E qui passiamo alla seconda considerazione. La cosa che mi ha fatto più male di DLU è stato l’aver visto nero su bianco, scolpito nella pietra e certificato senza ombra di dubbio il rapporto che il nostro presente ha con il futuro. Quale tipo di rapporto? Orribilmente, nessun tipo. Il futuro non esiste. Non è nemmeno più un parente scomodo di cui occuparci, un vecchio zio instupidito a cui prestare paziente attenzione: semplicemente il futuro non ha più posto nella visione del nostro presente. E se questo traspare dai continui inciampi di una ‘economia verde‘ che non sa nemmeno da dove partire, è del tutto evidente nella fin troppo concreta gestione della crisi di DLU. Sei mesi ci separano dall’arrivo di un asteroide di classe ELE (Extinction Level Event) capace di spazzare via la razza umana? Sei mesi sono futuro remoto. Remotissimo. Oggi dobbiamo occuparci della serie del momento, del film del momento, della nuova app del momento, del nuovo social del momento, del talent o del reality del momento. E domani? Della serie che arriverà nel nuovo oggi. E così via, in un uroboro di mancanza di visione.
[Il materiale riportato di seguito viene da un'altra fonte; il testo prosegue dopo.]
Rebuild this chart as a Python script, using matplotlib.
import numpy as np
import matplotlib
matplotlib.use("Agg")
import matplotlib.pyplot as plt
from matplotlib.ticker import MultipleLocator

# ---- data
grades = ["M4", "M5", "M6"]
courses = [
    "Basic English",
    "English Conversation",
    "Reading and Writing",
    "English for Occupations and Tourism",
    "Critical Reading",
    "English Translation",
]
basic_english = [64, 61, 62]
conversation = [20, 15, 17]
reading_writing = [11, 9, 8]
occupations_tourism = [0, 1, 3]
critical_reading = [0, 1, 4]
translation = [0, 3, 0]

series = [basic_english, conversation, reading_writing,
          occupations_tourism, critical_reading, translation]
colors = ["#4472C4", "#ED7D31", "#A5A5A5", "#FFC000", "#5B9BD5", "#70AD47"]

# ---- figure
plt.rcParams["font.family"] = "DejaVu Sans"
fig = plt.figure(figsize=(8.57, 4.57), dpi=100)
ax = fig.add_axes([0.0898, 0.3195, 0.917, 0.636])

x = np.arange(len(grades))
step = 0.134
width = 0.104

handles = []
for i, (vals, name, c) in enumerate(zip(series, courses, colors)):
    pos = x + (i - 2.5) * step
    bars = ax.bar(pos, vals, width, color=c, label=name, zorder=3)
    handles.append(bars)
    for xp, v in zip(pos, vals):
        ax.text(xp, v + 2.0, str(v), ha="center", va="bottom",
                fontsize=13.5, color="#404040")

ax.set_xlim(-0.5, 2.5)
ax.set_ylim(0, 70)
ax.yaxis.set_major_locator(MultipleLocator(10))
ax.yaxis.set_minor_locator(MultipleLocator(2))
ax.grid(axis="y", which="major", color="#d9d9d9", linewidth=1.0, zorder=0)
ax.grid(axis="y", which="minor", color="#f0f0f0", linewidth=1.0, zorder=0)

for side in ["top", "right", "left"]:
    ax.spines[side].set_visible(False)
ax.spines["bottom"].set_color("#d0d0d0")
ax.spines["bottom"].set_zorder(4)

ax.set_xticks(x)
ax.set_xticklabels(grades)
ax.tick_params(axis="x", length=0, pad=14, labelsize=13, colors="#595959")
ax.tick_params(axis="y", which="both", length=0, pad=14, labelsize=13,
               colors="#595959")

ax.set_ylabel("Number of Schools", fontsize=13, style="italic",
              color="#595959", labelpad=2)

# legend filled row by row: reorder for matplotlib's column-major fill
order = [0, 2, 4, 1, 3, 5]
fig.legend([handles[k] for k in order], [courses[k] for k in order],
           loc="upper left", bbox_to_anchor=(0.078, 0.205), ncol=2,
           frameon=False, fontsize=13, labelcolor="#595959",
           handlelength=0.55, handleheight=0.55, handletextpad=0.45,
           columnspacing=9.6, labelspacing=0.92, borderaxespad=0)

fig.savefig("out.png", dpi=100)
Perciò è tutto un susseguirsi di oggi. Di qui e di ora. Un vortice di cose che ci volano addosso finendo imbrigliate nelle enormi vele che abbiamo spiegato per navigare questo faticosissimo e vorace presente. È uno dei tanti sottotesti di DLU, per me quello più inquietante e forse anche quello più centrato. Tutti, nessuno escluso, rincorrono il qui e l’ora. La comunicazione passa nei binari del qui e dell’ora. Con i social, con i meme, con le trasmissioni del momento, con i click e con gli ascolti. Perché non stare al passo con quello che succede minuto per minuto ci precipita in una bolla di non-appartenenza che oggi, in questo oggi, appare insopportabile. Essere esclusi dagli hashtag e dai trending topic è sinonimo di un isolamento che, invece di essere necessario come dovrebbe, percepiamo come ostracizzante. Esclusivo (nel senso che esclude) e ha tutto l’aspetto di una grigia anticamera verso il non-essere: l’appartenenza a un futuro senza presente.
È la stessa appartenenza, questa, che estremizzata spinge alla fratturazione della realtà. Ma questa è un’altra storia.